___ Input ___

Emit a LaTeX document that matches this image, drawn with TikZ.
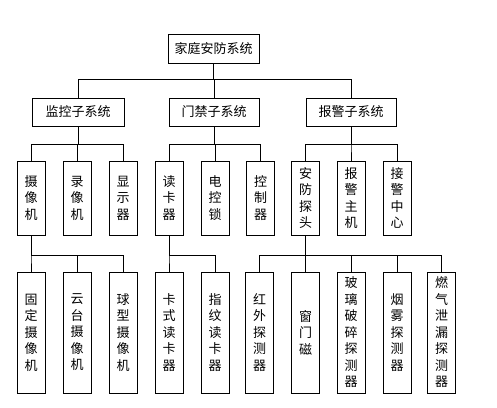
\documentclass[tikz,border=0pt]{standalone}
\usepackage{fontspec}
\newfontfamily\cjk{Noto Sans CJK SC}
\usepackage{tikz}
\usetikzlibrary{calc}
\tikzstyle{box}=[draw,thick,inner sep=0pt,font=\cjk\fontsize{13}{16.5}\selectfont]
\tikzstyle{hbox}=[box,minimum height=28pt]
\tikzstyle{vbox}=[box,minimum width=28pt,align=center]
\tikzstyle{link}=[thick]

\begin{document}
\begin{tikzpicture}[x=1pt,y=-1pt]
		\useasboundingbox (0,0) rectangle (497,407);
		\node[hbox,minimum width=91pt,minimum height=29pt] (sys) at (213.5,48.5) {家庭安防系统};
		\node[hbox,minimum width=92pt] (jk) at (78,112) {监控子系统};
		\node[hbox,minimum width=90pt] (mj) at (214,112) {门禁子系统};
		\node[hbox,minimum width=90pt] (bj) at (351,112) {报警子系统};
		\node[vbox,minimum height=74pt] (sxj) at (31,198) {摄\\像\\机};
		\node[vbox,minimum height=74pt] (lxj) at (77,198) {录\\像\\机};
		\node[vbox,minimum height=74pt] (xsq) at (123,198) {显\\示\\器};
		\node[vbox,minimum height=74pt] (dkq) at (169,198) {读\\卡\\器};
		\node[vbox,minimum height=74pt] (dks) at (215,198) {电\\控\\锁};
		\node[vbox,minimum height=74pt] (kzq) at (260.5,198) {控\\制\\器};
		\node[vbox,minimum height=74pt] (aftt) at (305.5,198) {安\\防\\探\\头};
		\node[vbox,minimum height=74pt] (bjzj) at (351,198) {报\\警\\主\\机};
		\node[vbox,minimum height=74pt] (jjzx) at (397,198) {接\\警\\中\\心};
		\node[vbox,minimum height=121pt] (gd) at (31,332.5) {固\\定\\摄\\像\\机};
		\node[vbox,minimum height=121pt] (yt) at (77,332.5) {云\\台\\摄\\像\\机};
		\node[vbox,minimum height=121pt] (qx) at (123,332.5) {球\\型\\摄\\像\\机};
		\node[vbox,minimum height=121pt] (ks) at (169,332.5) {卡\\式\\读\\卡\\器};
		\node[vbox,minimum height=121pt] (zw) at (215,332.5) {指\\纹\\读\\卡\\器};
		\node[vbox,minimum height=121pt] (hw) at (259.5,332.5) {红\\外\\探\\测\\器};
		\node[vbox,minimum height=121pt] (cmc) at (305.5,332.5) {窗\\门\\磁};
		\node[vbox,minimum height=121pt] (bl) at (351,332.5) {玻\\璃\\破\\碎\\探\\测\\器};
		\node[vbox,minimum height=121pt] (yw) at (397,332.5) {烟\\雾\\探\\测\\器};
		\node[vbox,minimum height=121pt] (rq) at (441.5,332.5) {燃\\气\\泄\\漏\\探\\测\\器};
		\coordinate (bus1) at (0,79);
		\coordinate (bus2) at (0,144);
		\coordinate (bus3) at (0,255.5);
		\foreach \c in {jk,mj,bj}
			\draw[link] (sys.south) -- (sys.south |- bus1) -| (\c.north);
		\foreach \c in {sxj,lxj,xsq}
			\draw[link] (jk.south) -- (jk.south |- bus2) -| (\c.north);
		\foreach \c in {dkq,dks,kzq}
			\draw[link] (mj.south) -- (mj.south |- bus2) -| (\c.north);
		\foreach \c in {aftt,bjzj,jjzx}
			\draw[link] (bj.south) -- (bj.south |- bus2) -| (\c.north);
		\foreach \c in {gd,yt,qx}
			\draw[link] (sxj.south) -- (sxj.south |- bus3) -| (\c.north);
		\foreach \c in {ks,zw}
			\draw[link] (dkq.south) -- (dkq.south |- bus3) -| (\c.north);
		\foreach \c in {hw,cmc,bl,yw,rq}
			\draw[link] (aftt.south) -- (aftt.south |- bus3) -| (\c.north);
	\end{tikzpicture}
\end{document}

___
___ Input ___

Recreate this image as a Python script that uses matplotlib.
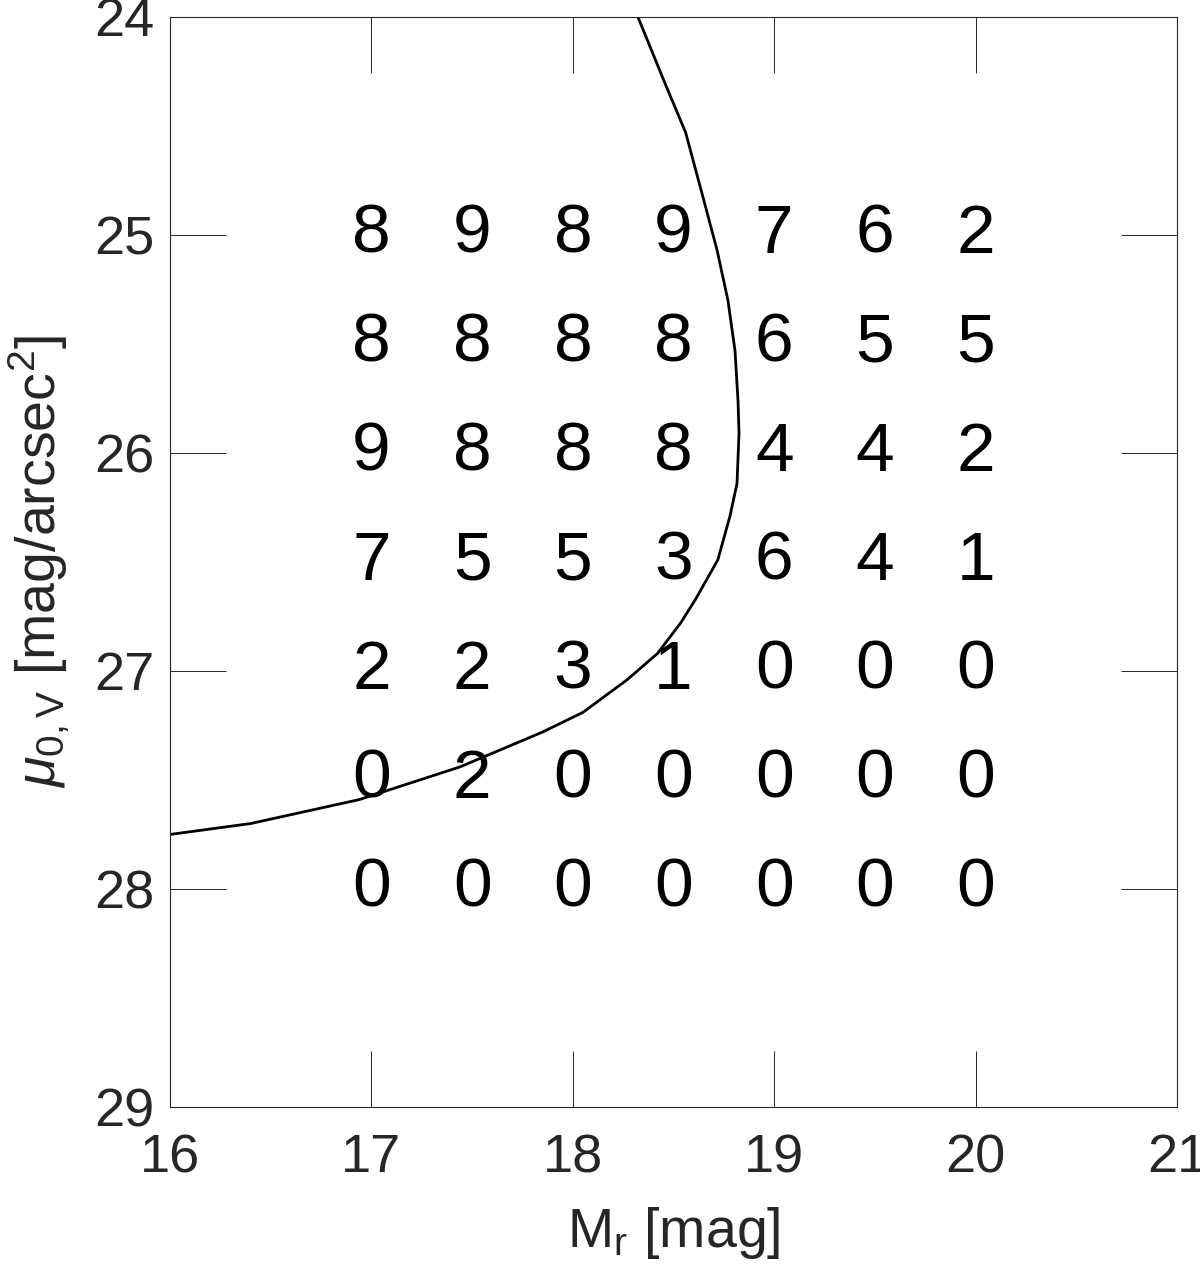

___
___ Input ___

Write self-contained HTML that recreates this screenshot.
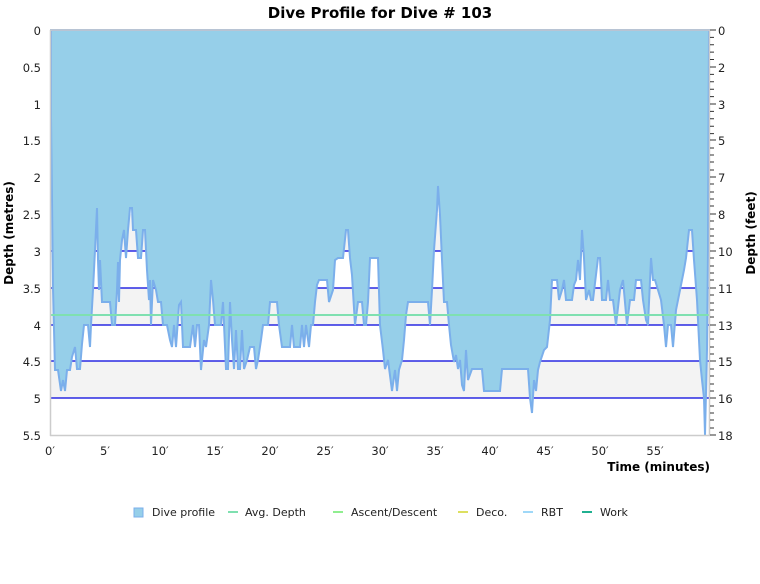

___

● Given instruction
Of the lines in this material, state how many hold the string "that". Write no other words.

● Reply
3